What you have to do - Repeat each entry exactly and drop the pictures.

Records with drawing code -
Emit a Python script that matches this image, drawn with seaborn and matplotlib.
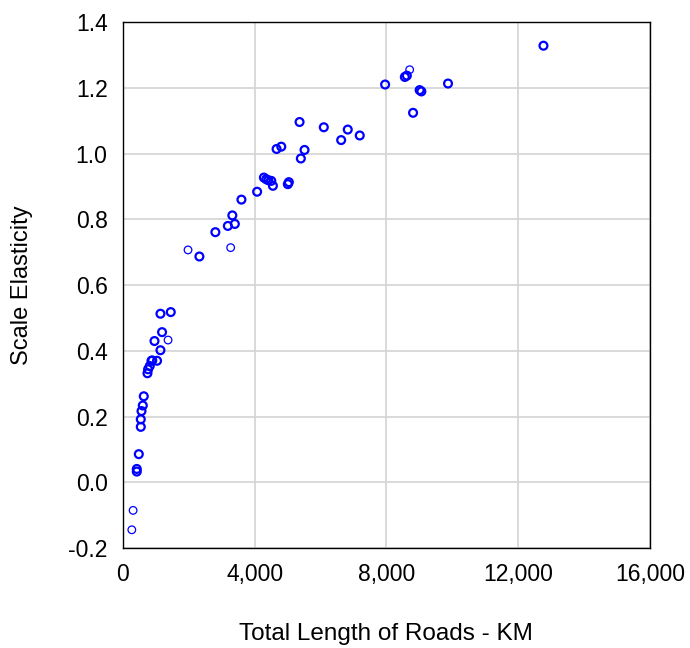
import pandas as pd
import seaborn as sns
import matplotlib
import matplotlib.pyplot as plt
from matplotlib.ticker import StrMethodFormatter

matplotlib.use("Agg")

# points drawn with a heavy outline
road_km = [424, 424, 485, 545, 545, 567, 606, 636, 748, 767, 818, 870, 894,
           1039, 1142, 961, 1191, 1142, 1455, 2324, 2809, 3188, 3400, 3324,
           3600, 4076, 4282, 4354, 4415, 4506, 4555, 5009, 5039, 4667, 4809,
           5364, 5403, 5515, 6100, 6627, 6827, 7191, 7961, 8560, 8620, 8809,
           9009, 9061, 9870, 12767]
elasticity = [0.033, 0.041, 0.086, 0.169, 0.192, 0.217, 0.234, 0.262, 0.332,
              0.344, 0.354, 0.370, 0.371, 0.370, 0.402, 0.430, 0.457, 0.513,
              0.518, 0.687, 0.761, 0.780, 0.786, 0.812, 0.860, 0.884, 0.927,
              0.922, 0.919, 0.917, 0.902, 0.907, 0.913, 1.014, 1.021, 1.096,
              0.985, 1.011, 1.080, 1.041, 1.073, 1.055, 1.210, 1.233, 1.237,
              1.124, 1.193, 1.189, 1.213, 1.328]

# points drawn with a thin outline
road_km_thin = [273, 312, 1373, 1979, 3273, 8706]
elasticity_thin = [-0.144, -0.085, 0.433, 0.707, 0.714, 1.255]

sns.set_style("white")
plt.rcParams['font.family'] = ['Liberation Sans', 'DejaVu Sans']
plt.rcParams['axes.unicode_minus'] = False
plt.rcParams['axes.labelcolor'] = 'black'

fig = plt.figure(figsize=(6.9, 6.48), dpi=100)
ax = fig.add_axes([0.178, 0.154, 0.764, 0.812])

sns.scatterplot(x=road_km, y=elasticity, ax=ax, marker='o', s=32,
                facecolor='none', edgecolor='#0000ff', linewidth=1.6)
sns.scatterplot(x=road_km_thin, y=elasticity_thin, ax=ax, marker='o', s=30,
                facecolor='none', edgecolor='#0000ff', linewidth=0.9)

ax.set_xlim(0, 16000)
ax.set_ylim(-0.2, 1.4)
ax.set_xticks([0, 4000, 8000, 12000, 16000])
ax.set_yticks([-0.2, 0.0, 0.2, 0.4, 0.6, 0.8, 1.0, 1.2, 1.4])
ax.xaxis.set_major_formatter(StrMethodFormatter('{x:,.0f}'))
ax.yaxis.set_major_formatter(StrMethodFormatter('{x:.1f}'))

ax.grid(True, color='#d3d3d3', linewidth=1.2)
ax.set_axisbelow(True)
for sp in ax.spines.values():
    sp.set_color('black')
    sp.set_linewidth(1.0)
ax.tick_params(axis='both', direction='out', length=7, width=1,
               color='black', labelsize=16.5, labelcolor='black', pad=4)

ax.set_xlabel("Total Length of Roads - KM", fontsize=17.5, color='black')
ax.set_ylabel("Scale Elasticity", fontsize=17, color='black')
ax.xaxis.set_label_coords(0.5, -0.142)
ax.yaxis.set_label_coords(-0.17, 0.5)

fig.savefig("out.png", dpi=100)
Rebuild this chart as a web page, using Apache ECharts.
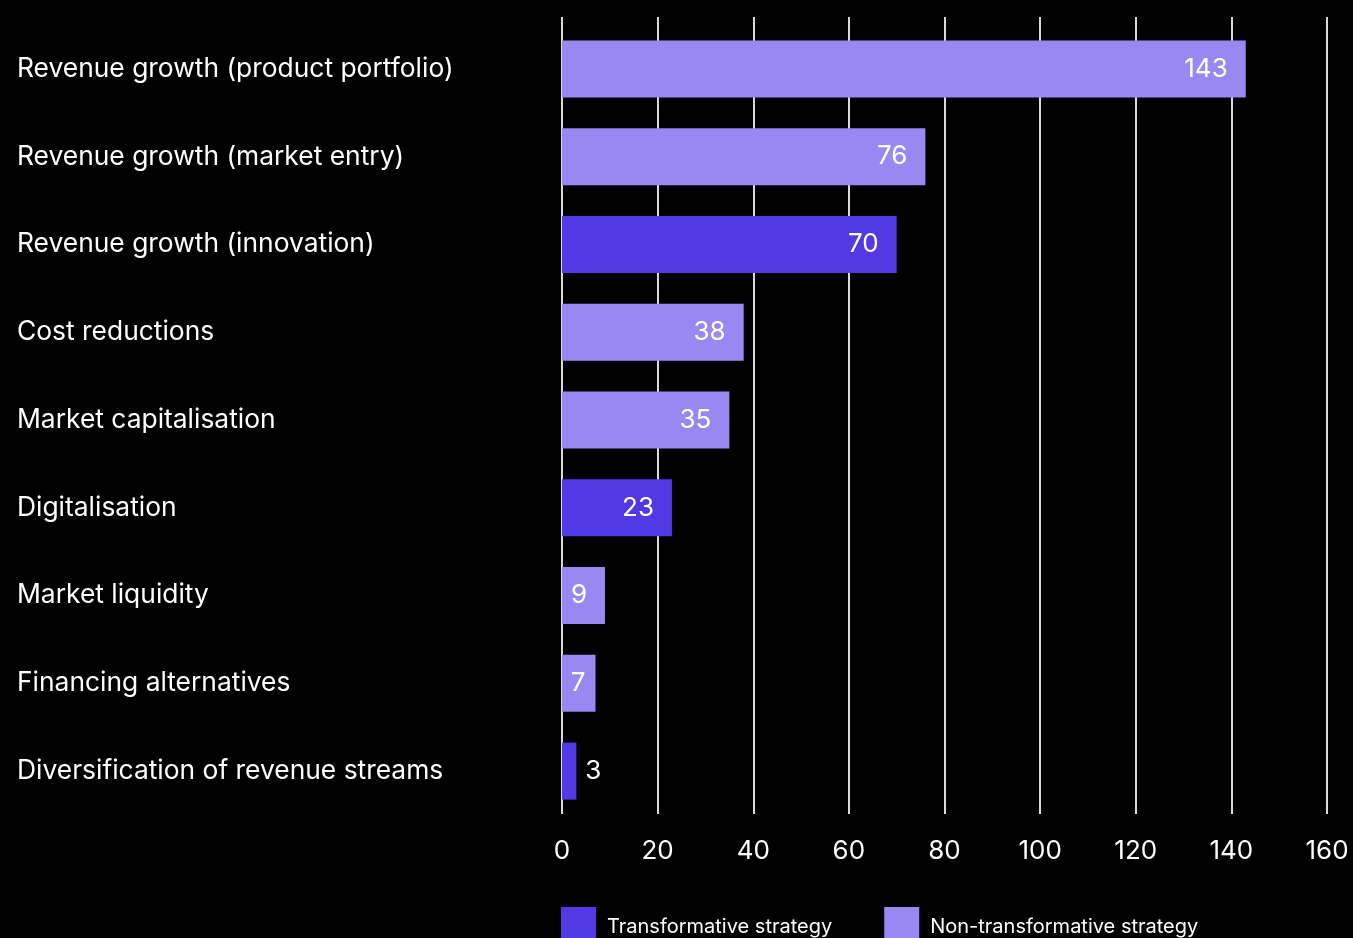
<!DOCTYPE html>
<html>
<head>
<meta charset="utf-8">
<script src="https://cdn.jsdelivr.net/npm/echarts@6/dist/echarts.min.js"></script>
<style>
  html, body { margin: 0; padding: 0; background: #000; }
  #chart { width: 1353px; height: 938px; }
</style>
</head>
<body>
<div id="chart"></div>
<script>
// Benefits of listing, counted by strategy type
const categories = [
  'Revenue growth (product portfolio)',
  'Revenue growth (market entry)',
  'Revenue growth (innovation)',
  'Cost reductions',
  'Market capitalisation',
  'Digitalisation',
  'Market liquidity',
  'Financing alternatives',
  'Diversification of revenue streams'
];
const transformative    = ['-', '-', 70, '-', '-', 23, '-', '-', 3];
const nonTransformative = [143, 76, '-', 38, 35, '-', 9, 7, '-'];
const xTicks = [0, 20, 40, 60, 80, 100, 120, 140, 160];

const DARK = '#5338E6';
const LIGHT = '#9A88F2';
const FONT = 'Inter, "Noto Sans", sans-serif';

// Short bars get their value outside, the rest inside at the bar end
function withLabels(values) {
  return values.map(v => {
    if (v === '-') return v;
    return {
      value: v,
      label: v < 5
        ? { position: 'right', distance: 9 }
        : { position: 'insideRight', distance: v < 8 ? 10 : 18 }
    };
  });
}

const chart = echarts.init(document.getElementById('chart'));
chart.setOption({
  backgroundColor: '#000',
  textStyle: { fontFamily: FONT },
  grid: [
    // frame for the vertical gridlines and tick labels
    { left: 562, right: 26, top: 17, bottom: 124 },
    // frame for the bars and category labels
    { left: 562, right: 26, top: 25, bottom: 123 }
  ],
  legend: {
    left: 556, top: 902,
    itemWidth: 35, itemHeight: 32, itemGap: 52,
    icon: 'rect',
    formatter: name => '{t|' + name + '}',
    textStyle: {
      color: '#fff', fontSize: 20, fontFamily: FONT,
      rich: { t: { color: '#fff', fontSize: 20, fontFamily: FONT, padding: [8, 0, 0, 6] } }
    },
    data: ['Transformative strategy', 'Non-transformative strategy']
  },
  xAxis: [
    {
      gridIndex: 0, type: 'value', min: 0, max: 160, interval: 20,
      axisLine: { show: false }, axisTick: { show: false },
      splitLine: { show: true, lineStyle: { color: '#d9d9d9', width: 2 } },
      axisLabel: {
        color: '#fff', fontSize: 26, fontFamily: FONT, margin: 24,
        formatter: v => xTicks.includes(v) ? String(v) : ''
      }
    },
    {
      gridIndex: 1, type: 'value', min: 0, max: 160, interval: 20,
      axisLine: { show: false }, axisTick: { show: false },
      splitLine: { show: false }, axisLabel: { show: false }
    }
  ],
  yAxis: [
    {
      gridIndex: 0, type: 'category', data: categories, inverse: true,
      axisLine: { show: false }, axisTick: { show: false }, axisLabel: { show: false }
    },
    {
      gridIndex: 1, type: 'category', data: categories, inverse: true,
      axisLine: { show: false }, axisTick: { show: false },
      axisLabel: { color: '#fff', fontSize: 26.4, fontFamily: FONT, align: 'left', margin: 545 }
    }
  ],
  series: [
    {
      name: 'Transformative strategy', type: 'bar', stack: 'total',
      xAxisIndex: 1, yAxisIndex: 1,
      barWidth: 57,
      itemStyle: { color: DARK },
      label: { show: true, color: '#fff', fontSize: 26, fontFamily: FONT },
      data: withLabels(transformative)
    },
    {
      name: 'Non-transformative strategy', type: 'bar', stack: 'total',
      xAxisIndex: 1, yAxisIndex: 1,
      barWidth: 57,
      itemStyle: { color: LIGHT },
      label: { show: true, color: '#fff', fontSize: 26, fontFamily: FONT },
      data: withLabels(nonTransformative)
    }
  ]
});
</script>
</body>
</html>
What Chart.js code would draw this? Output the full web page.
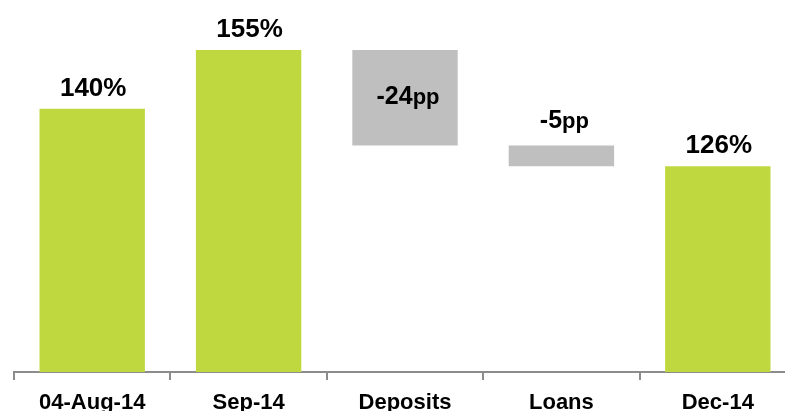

Solution to this task -
Emit a Python script that matches this image, drawn with seaborn and matplotlib.
import pandas as pd
import seaborn as sns
import matplotlib
import matplotlib.pyplot as plt
from matplotlib.ticker import StrMethodFormatter

matplotlib.use("Agg")

# points drawn with a heavy outline
road_km = [424, 424, 485, 545, 545, 567, 606, 636, 748, 767, 818, 870, 894,
           1039, 1142, 961, 1191, 1142, 1455, 2324, 2809, 3188, 3400, 3324,
           3600, 4076, 4282, 4354, 4415, 4506, 4555, 5009, 5039, 4667, 4809,
           5364, 5403, 5515, 6100, 6627, 6827, 7191, 7961, 8560, 8620, 8809,
           9009, 9061, 9870, 12767]
elasticity = [0.033, 0.041, 0.086, 0.169, 0.192, 0.217, 0.234, 0.262, 0.332,
              0.344, 0.354, 0.370, 0.371, 0.370, 0.402, 0.430, 0.457, 0.513,
              0.518, 0.687, 0.761, 0.780, 0.786, 0.812, 0.860, 0.884, 0.927,
              0.922, 0.919, 0.917, 0.902, 0.907, 0.913, 1.014, 1.021, 1.096,
              0.985, 1.011, 1.080, 1.041, 1.073, 1.055, 1.210, 1.233, 1.237,
              1.124, 1.193, 1.189, 1.213, 1.328]

# points drawn with a thin outline
road_km_thin = [273, 312, 1373, 1979, 3273, 8706]
elasticity_thin = [-0.144, -0.085, 0.433, 0.707, 0.714, 1.255]

sns.set_style("white")
plt.rcParams['font.family'] = ['Liberation Sans', 'DejaVu Sans']
plt.rcParams['axes.unicode_minus'] = False
plt.rcParams['axes.labelcolor'] = 'black'

fig = plt.figure(figsize=(6.9, 6.48), dpi=100)
ax = fig.add_axes([0.178, 0.154, 0.764, 0.812])

sns.scatterplot(x=road_km, y=elasticity, ax=ax, marker='o', s=32,
                facecolor='none', edgecolor='#0000ff', linewidth=1.6)
sns.scatterplot(x=road_km_thin, y=elasticity_thin, ax=ax, marker='o', s=30,
                facecolor='none', edgecolor='#0000ff', linewidth=0.9)

ax.set_xlim(0, 16000)
ax.set_ylim(-0.2, 1.4)
ax.set_xticks([0, 4000, 8000, 12000, 16000])
ax.set_yticks([-0.2, 0.0, 0.2, 0.4, 0.6, 0.8, 1.0, 1.2, 1.4])
ax.xaxis.set_major_formatter(StrMethodFormatter('{x:,.0f}'))
ax.yaxis.set_major_formatter(StrMethodFormatter('{x:.1f}'))

ax.grid(True, color='#d3d3d3', linewidth=1.2)
ax.set_axisbelow(True)
for sp in ax.spines.values():
    sp.set_color('black')
    sp.set_linewidth(1.0)
ax.tick_params(axis='both', direction='out', length=7, width=1,
               color='black', labelsize=16.5, labelcolor='black', pad=4)

ax.set_xlabel("Total Length of Roads - KM", fontsize=17.5, color='black')
ax.set_ylabel("Scale Elasticity", fontsize=17, color='black')
ax.xaxis.set_label_coords(0.5, -0.142)
ax.yaxis.set_label_coords(-0.17, 0.5)

fig.savefig("out.png", dpi=100)
Rebuild this chart as a web page, using Apache ECharts.
<!DOCTYPE html>
<html>
<head>
<meta charset="utf-8">
<script src="https://cdn.jsdelivr.net/npm/echarts@6/dist/echarts.min.js"></script>
<style>
  html, body { margin: 0; padding: 0; background: #000; }
  #chart { width: 1353px; height: 938px; }
</style>
</head>
<body>
<div id="chart"></div>
<script>
// Benefits of listing, counted by strategy type
const categories = [
  'Revenue growth (product portfolio)',
  'Revenue growth (market entry)',
  'Revenue growth (innovation)',
  'Cost reductions',
  'Market capitalisation',
  'Digitalisation',
  'Market liquidity',
  'Financing alternatives',
  'Diversification of revenue streams'
];
const transformative    = ['-', '-', 70, '-', '-', 23, '-', '-', 3];
const nonTransformative = [143, 76, '-', 38, 35, '-', 9, 7, '-'];
const xTicks = [0, 20, 40, 60, 80, 100, 120, 140, 160];

const DARK = '#5338E6';
const LIGHT = '#9A88F2';
const FONT = 'Inter, "Noto Sans", sans-serif';

// Short bars get their value outside, the rest inside at the bar end
function withLabels(values) {
  return values.map(v => {
    if (v === '-') return v;
    return {
      value: v,
      label: v < 5
        ? { position: 'right', distance: 9 }
        : { position: 'insideRight', distance: v < 8 ? 10 : 18 }
    };
  });
}

const chart = echarts.init(document.getElementById('chart'));
chart.setOption({
  backgroundColor: '#000',
  textStyle: { fontFamily: FONT },
  grid: [
    // frame for the vertical gridlines and tick labels
    { left: 562, right: 26, top: 17, bottom: 124 },
    // frame for the bars and category labels
    { left: 562, right: 26, top: 25, bottom: 123 }
  ],
  legend: {
    left: 556, top: 902,
    itemWidth: 35, itemHeight: 32, itemGap: 52,
    icon: 'rect',
    formatter: name => '{t|' + name + '}',
    textStyle: {
      color: '#fff', fontSize: 20, fontFamily: FONT,
      rich: { t: { color: '#fff', fontSize: 20, fontFamily: FONT, padding: [8, 0, 0, 6] } }
    },
    data: ['Transformative strategy', 'Non-transformative strategy']
  },
  xAxis: [
    {
      gridIndex: 0, type: 'value', min: 0, max: 160, interval: 20,
      axisLine: { show: false }, axisTick: { show: false },
      splitLine: { show: true, lineStyle: { color: '#d9d9d9', width: 2 } },
      axisLabel: {
        color: '#fff', fontSize: 26, fontFamily: FONT, margin: 24,
        formatter: v => xTicks.includes(v) ? String(v) : ''
      }
    },
    {
      gridIndex: 1, type: 'value', min: 0, max: 160, interval: 20,
      axisLine: { show: false }, axisTick: { show: false },
      splitLine: { show: false }, axisLabel: { show: false }
    }
  ],
  yAxis: [
    {
      gridIndex: 0, type: 'category', data: categories, inverse: true,
      axisLine: { show: false }, axisTick: { show: false }, axisLabel: { show: false }
    },
    {
      gridIndex: 1, type: 'category', data: categories, inverse: true,
      axisLine: { show: false }, axisTick: { show: false },
      axisLabel: { color: '#fff', fontSize: 26.4, fontFamily: FONT, align: 'left', margin: 545 }
    }
  ],
  series: [
    {
      name: 'Transformative strategy', type: 'bar', stack: 'total',
      xAxisIndex: 1, yAxisIndex: 1,
      barWidth: 57,
      itemStyle: { color: DARK },
      label: { show: true, color: '#fff', fontSize: 26, fontFamily: FONT },
      data: withLabels(transformative)
    },
    {
      name: 'Non-transformative strategy', type: 'bar', stack: 'total',
      xAxisIndex: 1, yAxisIndex: 1,
      barWidth: 57,
      itemStyle: { color: LIGHT },
      label: { show: true, color: '#fff', fontSize: 26, fontFamily: FONT },
      data: withLabels(nonTransformative)
    }
  ]
});
</script>
</body>
</html>
What Chart.js code would draw this? Output the full web page.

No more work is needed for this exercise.